Reuters
By Richard Cowan and Julia Edwards
October 12, 2014
(Reuters)
- The surge in child migration from Central America is receding but the
United States is aggressively pushing ahead with plans to expand
detentions, a little-publicized
part of a broader campaign to deter illegal migrants.
Under
pressure from opposition Republicans to stem the unprecedented flow of
children earlier this year, the Obama administration beginning in June
pledged to speedily
return them to their home countries and help better secure borders in
Mexico and Central America.
But a third leg of that strategy has quietly created a network of
family detention centers to lock up some children and their parents
rather than freeing them pending
deportation hearings.
The
centers, which were opened this summer to receive families with
children, are in Artesia, New Mexico and Karnes, Texas. Another one in
Texas is scheduled to open in
coming months.
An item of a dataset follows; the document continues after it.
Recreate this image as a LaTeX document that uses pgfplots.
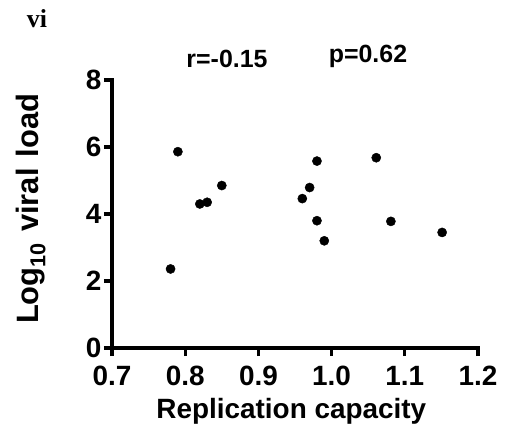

With little public debate, they have effectively become
flagships of the Obama administration's "get tough" campaign to
discourage future border crossings.
These augment a Pennsylvania facility that has been in operation since 2001, but holds only small numbers of people.
It represents a U-turn for the Obama administration, which for five
years favored less restrictive programs, such as ankle bracelets and
telephone check-ins, for keeping
tabs on families while they awaited court decisions on whether or not
they would be deported.
In 2012, the administration noted these programs saved "many millions of dollars."
"The Obama administration in 2009 decided that it was going to turn
away from family detention ... the turn back is really alarming," said
Carl Takei of the American
Civil Liberties Union.
The
White House referred briefly to "increased detainment" in a fact sheet
it issued on July 8 on an emergency funding request to Congress. But the
policy change, which
immigration groups characterize as a major shift for the
administration, has not been laid out in detail.
SIGNIFICANT EXPANSION
The
big expansion of detention beds, from only 90 last year to about 3,700
by the end of this year, comes amid data showing that the seasonal
migration wave has receded.
The number of families coming over the border declined to 3,295 in
August, from 16,329 in June.
"These (family detention) facilities will help ensure more timely and
effective removals that comply with our legal and international
obligations, while deterring
others from taking the dangerous journey and illegally crossing into
the United States," a U.S. Immigration and Customs Enforcement
spokeswoman said.
Human
rights groups counter that the new policy is badly misguided. Michelle
Brane, director of a migrant rights program at the Women’s Refugee
Commission, said children,
some of them infants and toddlers, cannot be properly cared for in
large detention centers.
The policy shift on detention centers, which has not been debated much
in Congress, follows President Barack Obama's warning last summer to
illegal migrants from Central
America that they would be detained and promptly shipped back home if
they attempted to make the dangerous journey.
Immigration
advocates argue that many of these children have valid claims for
asylum and flee to the United States because their governments cannot
protect them from both
gang and domestic violence.
The detention centers are intended to discourage another migrant wave
that some fear will start early next year, said Marshall Fitz, an
immigration specialist at the
Center for American Progress, which has close ties to the White House.
March to June, when it is neither dangerously cold nor hot, have been
peak months for children, either traveling alone or with their parents,
to brave the journey
to the U.S. border by foot and atop trains.
"We
could see the same thing come back again and I want to build against
that," Department of Homeland Security Secretary Jeh Johnson said on
Thursday.
POOR CONDITIONS
Advocacy groups and defense lawyers donating their services to
detainees complain of unsafe conditions, poor medical care and
inadequate access to lawyers at the government-run
center in Artesia and the Karnes facility, which is operated by the GEO
Group, a for-profit operator of prisons.
Responding to allegations of sexual assault at Karnes, ICE said the
agency was "committed to ensuring all individuals in our custody are
held and treated in a safe,
secure and humane manner" and that it has a "zero-tolerance policy for
all forms of sexual abuse or assault." GEO has denied the allegations.
A
Department of Homeland Security inspector general report this month
said that while conditions in Artesia were improving, more progress was
needed.
Congress could weigh in on the new detention policy later this year
when it debates a bill to fund agencies administering the program.